- _DIRECTIVE_
A verbatim copy is needed of the lines from the one containing "Reproduce this chart with D3.js." down to the one containing "const SX = 0.93;", inclusive. Print it with no pictures.
#### MATERIAL PROVIDED
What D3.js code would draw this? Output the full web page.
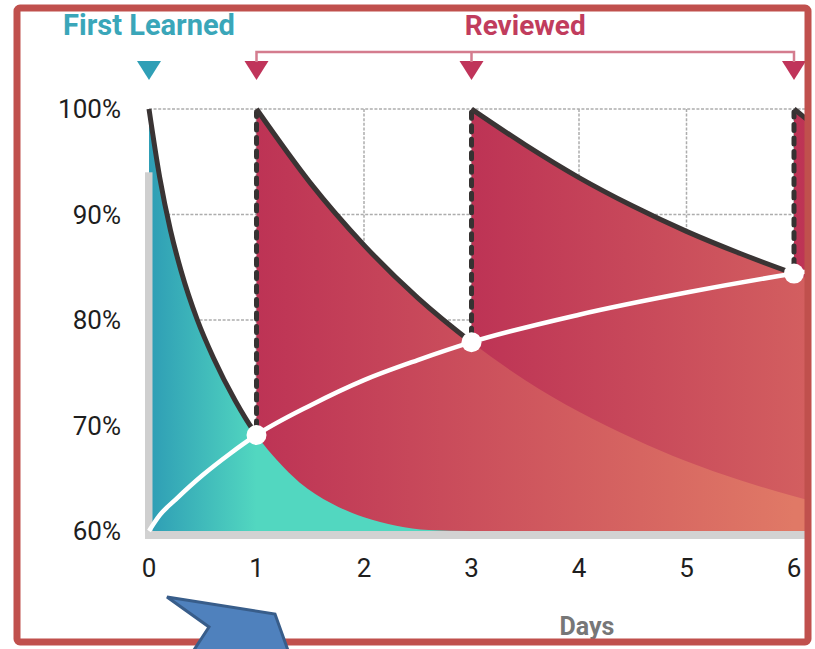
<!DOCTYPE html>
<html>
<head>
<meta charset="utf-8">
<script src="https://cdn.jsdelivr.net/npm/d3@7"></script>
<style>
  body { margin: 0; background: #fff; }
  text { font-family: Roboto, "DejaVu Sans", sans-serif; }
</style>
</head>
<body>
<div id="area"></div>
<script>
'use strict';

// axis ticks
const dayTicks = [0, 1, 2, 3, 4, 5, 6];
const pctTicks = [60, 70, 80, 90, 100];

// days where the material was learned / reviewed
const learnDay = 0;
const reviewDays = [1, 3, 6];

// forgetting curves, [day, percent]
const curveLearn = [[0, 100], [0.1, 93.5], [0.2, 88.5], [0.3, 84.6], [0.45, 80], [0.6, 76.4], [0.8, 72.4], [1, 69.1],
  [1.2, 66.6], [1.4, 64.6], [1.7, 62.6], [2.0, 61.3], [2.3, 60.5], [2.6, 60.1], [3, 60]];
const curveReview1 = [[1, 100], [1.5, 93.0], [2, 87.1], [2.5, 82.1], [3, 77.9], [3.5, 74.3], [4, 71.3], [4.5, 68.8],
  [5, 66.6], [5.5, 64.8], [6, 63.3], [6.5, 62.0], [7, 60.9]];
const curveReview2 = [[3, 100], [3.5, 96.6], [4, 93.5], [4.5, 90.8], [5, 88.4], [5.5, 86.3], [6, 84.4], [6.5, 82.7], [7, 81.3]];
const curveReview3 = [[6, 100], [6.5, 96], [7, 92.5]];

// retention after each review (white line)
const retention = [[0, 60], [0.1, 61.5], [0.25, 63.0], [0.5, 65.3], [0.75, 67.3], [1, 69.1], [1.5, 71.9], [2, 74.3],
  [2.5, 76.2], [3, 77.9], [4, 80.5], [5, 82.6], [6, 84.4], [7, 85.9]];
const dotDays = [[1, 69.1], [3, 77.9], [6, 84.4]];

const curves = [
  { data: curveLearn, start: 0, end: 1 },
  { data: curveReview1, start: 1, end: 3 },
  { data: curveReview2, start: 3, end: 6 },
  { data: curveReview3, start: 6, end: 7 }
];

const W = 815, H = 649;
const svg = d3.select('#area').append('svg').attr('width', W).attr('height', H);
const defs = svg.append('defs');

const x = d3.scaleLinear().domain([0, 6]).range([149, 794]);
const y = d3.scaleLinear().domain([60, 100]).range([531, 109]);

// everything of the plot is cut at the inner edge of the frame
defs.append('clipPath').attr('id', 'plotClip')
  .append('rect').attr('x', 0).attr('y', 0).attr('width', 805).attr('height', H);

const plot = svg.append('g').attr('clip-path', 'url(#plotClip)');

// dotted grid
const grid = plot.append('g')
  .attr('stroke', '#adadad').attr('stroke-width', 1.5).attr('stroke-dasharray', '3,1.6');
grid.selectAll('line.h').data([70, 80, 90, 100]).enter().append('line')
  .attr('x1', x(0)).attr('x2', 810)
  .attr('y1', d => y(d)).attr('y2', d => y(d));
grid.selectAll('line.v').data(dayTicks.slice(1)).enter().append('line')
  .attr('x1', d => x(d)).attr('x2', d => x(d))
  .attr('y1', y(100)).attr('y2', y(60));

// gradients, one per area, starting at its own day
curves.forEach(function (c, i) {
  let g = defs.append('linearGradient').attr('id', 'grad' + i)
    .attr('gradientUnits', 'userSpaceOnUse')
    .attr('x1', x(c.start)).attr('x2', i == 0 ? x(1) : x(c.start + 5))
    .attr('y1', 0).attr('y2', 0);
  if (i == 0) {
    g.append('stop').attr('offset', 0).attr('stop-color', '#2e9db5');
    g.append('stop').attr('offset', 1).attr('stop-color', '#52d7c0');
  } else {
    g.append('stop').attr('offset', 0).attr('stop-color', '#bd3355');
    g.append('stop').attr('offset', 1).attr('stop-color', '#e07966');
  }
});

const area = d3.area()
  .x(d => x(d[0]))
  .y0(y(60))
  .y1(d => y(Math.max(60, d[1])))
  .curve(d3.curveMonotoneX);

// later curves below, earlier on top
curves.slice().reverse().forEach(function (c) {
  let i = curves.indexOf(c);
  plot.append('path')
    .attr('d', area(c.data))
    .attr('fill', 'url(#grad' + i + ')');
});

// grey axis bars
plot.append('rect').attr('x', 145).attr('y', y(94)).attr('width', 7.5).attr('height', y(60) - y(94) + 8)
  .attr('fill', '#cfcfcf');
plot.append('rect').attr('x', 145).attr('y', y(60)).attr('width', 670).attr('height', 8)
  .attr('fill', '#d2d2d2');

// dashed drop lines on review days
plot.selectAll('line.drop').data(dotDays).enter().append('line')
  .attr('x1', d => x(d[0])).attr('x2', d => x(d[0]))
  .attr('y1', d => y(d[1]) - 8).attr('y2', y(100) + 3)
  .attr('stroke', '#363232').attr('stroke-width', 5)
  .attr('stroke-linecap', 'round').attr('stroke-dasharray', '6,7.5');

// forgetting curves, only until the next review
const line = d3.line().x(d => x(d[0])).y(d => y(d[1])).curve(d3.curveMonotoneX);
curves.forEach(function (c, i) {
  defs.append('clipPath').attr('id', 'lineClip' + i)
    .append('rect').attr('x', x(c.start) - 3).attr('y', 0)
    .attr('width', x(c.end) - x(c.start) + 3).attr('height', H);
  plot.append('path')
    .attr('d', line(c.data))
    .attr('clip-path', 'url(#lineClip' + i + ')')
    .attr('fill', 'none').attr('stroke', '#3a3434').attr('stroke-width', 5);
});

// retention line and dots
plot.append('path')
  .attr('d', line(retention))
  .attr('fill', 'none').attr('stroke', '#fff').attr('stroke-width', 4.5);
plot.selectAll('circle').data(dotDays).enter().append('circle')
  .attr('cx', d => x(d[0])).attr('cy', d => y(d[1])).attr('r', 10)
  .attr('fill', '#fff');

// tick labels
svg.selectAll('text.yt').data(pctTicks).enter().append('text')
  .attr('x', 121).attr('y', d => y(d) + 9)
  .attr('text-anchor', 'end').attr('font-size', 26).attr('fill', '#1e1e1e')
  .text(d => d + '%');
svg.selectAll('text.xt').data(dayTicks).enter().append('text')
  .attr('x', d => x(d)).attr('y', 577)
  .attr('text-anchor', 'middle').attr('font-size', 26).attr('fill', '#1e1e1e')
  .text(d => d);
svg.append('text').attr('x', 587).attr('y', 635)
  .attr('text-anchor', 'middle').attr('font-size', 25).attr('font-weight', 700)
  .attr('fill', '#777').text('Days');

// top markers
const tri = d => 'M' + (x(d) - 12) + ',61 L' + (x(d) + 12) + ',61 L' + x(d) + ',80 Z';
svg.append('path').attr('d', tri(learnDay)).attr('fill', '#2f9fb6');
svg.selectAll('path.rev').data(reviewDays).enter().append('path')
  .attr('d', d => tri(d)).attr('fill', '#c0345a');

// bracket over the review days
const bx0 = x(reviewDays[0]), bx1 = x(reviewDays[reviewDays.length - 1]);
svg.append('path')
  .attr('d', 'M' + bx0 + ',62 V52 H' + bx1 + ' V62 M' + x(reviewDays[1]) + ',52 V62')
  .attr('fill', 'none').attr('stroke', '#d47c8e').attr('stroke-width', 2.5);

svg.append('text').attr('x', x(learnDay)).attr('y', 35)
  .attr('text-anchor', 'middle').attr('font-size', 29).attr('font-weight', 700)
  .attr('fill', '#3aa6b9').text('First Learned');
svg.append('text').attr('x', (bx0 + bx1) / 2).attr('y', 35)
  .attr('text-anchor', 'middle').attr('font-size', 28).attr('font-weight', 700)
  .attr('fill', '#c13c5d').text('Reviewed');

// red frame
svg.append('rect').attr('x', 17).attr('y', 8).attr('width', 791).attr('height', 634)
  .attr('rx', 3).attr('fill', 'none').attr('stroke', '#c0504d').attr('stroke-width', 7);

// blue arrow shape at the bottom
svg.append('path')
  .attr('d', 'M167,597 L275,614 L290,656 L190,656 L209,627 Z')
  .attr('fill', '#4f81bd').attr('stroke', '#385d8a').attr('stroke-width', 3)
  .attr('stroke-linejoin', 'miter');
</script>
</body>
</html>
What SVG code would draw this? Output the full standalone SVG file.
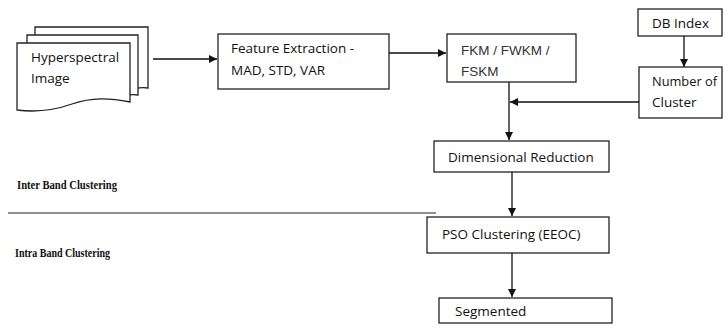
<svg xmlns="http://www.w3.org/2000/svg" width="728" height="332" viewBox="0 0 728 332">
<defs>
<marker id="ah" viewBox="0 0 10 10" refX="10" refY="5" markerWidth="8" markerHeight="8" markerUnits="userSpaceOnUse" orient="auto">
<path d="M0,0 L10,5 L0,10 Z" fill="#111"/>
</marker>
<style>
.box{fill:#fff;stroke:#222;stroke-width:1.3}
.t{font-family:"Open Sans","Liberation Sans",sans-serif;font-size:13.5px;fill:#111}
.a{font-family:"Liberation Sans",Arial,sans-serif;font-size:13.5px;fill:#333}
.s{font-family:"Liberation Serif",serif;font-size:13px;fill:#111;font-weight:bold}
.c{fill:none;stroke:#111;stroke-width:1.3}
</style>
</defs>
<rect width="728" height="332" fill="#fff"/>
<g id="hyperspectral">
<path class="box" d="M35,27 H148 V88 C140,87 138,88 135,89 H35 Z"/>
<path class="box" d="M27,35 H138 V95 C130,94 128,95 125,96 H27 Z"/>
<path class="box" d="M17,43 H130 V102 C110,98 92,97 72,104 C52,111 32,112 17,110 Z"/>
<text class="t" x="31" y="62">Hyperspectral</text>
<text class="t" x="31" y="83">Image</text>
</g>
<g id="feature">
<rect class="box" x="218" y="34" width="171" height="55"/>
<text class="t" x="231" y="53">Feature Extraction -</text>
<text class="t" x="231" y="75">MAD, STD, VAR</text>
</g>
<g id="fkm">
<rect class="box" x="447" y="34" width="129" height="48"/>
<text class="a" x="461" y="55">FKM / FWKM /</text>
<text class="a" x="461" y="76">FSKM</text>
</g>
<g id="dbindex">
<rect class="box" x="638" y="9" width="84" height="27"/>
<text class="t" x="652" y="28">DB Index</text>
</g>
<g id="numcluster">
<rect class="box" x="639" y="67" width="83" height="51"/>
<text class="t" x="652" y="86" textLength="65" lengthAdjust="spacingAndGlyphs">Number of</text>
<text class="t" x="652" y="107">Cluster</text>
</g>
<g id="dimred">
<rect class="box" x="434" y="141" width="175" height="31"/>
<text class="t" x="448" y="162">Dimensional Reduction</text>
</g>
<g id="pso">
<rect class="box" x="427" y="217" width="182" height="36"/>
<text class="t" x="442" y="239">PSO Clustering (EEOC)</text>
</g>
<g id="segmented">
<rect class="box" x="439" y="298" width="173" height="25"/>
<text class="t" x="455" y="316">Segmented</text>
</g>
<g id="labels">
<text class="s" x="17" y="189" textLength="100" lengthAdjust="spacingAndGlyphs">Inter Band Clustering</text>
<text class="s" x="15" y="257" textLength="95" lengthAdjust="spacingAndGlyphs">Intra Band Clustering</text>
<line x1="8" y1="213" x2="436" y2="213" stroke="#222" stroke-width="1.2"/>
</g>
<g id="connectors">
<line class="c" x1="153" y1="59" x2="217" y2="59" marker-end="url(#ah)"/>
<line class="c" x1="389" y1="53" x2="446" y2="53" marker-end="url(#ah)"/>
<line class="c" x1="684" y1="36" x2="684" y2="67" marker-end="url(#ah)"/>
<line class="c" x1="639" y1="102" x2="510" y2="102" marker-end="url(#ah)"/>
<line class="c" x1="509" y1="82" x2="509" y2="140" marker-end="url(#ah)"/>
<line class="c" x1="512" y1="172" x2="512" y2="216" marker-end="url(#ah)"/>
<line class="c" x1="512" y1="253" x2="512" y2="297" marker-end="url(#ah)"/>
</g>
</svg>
########
#### MATERIAL PROVIDED
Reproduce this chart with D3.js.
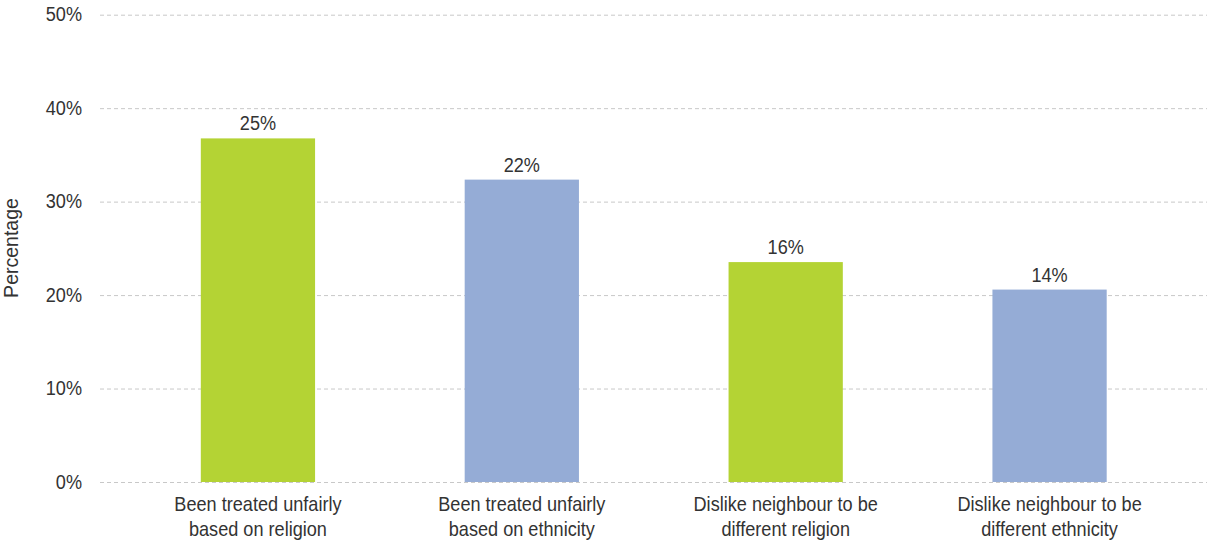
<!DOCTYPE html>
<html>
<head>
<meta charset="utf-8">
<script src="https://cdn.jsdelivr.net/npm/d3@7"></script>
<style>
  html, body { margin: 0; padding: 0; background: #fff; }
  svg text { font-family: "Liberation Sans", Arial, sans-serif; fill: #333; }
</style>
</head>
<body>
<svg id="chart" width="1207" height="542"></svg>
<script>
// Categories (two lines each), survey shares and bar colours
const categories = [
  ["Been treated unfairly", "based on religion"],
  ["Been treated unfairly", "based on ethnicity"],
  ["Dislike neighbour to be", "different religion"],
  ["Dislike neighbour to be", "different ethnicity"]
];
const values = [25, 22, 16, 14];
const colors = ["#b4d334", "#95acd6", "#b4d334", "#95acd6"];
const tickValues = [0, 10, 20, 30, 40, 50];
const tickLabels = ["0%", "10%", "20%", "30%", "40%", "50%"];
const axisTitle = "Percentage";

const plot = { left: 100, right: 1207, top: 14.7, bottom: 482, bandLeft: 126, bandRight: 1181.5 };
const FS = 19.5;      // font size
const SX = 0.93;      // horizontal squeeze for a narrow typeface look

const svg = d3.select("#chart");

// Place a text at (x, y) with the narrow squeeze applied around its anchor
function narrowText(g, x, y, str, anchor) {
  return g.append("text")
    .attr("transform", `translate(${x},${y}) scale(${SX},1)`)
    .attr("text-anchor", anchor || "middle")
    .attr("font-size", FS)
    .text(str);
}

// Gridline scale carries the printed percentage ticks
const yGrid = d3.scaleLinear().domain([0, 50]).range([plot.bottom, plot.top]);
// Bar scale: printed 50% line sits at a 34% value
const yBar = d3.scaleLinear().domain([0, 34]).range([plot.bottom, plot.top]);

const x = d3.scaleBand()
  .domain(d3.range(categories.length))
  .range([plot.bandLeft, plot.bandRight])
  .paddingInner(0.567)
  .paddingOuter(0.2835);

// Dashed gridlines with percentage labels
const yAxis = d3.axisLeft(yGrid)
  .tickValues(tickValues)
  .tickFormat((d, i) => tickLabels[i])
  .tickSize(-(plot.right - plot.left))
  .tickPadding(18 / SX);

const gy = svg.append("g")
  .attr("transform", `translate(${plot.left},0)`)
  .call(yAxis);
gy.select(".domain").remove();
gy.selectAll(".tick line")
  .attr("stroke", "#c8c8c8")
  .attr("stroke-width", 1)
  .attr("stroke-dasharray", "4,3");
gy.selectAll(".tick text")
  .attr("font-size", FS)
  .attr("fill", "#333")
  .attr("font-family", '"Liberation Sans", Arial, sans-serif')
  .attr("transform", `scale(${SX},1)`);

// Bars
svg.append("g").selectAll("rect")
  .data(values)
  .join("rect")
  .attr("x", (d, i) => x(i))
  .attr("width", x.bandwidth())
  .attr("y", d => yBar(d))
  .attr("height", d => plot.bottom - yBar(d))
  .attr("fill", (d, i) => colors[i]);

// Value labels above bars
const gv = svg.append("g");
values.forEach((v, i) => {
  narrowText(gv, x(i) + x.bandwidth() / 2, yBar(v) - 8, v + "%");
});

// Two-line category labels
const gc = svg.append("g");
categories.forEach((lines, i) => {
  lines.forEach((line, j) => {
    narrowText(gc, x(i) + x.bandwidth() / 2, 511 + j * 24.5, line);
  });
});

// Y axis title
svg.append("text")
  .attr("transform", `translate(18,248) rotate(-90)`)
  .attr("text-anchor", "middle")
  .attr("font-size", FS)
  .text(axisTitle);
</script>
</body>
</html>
########
- _SOLUTION TO THE PROBLEM_
Reproduce this chart with D3.js.
<!DOCTYPE html>
<html>
<head>
<meta charset="utf-8">
<script src="https://cdn.jsdelivr.net/npm/d3@7"></script>
<style>
  html, body { margin: 0; padding: 0; background: #fff; }
  svg text { font-family: "Liberation Sans", Arial, sans-serif; fill: #333; }
</style>
</head>
<body>
<svg id="chart" width="1207" height="542"></svg>
<script>
// Categories (two lines each), survey shares and bar colours
const categories = [
  ["Been treated unfairly", "based on religion"],
  ["Been treated unfairly", "based on ethnicity"],
  ["Dislike neighbour to be", "different religion"],
  ["Dislike neighbour to be", "different ethnicity"]
];
const values = [25, 22, 16, 14];
const colors = ["#b4d334", "#95acd6", "#b4d334", "#95acd6"];
const tickValues = [0, 10, 20, 30, 40, 50];
const tickLabels = ["0%", "10%", "20%", "30%", "40%", "50%"];
const axisTitle = "Percentage";

const plot = { left: 100, right: 1207, top: 14.7, bottom: 482, bandLeft: 126, bandRight: 1181.5 };
const FS = 19.5;      // font size
const SX = 0.93;      // horizontal squeeze for a narrow typeface look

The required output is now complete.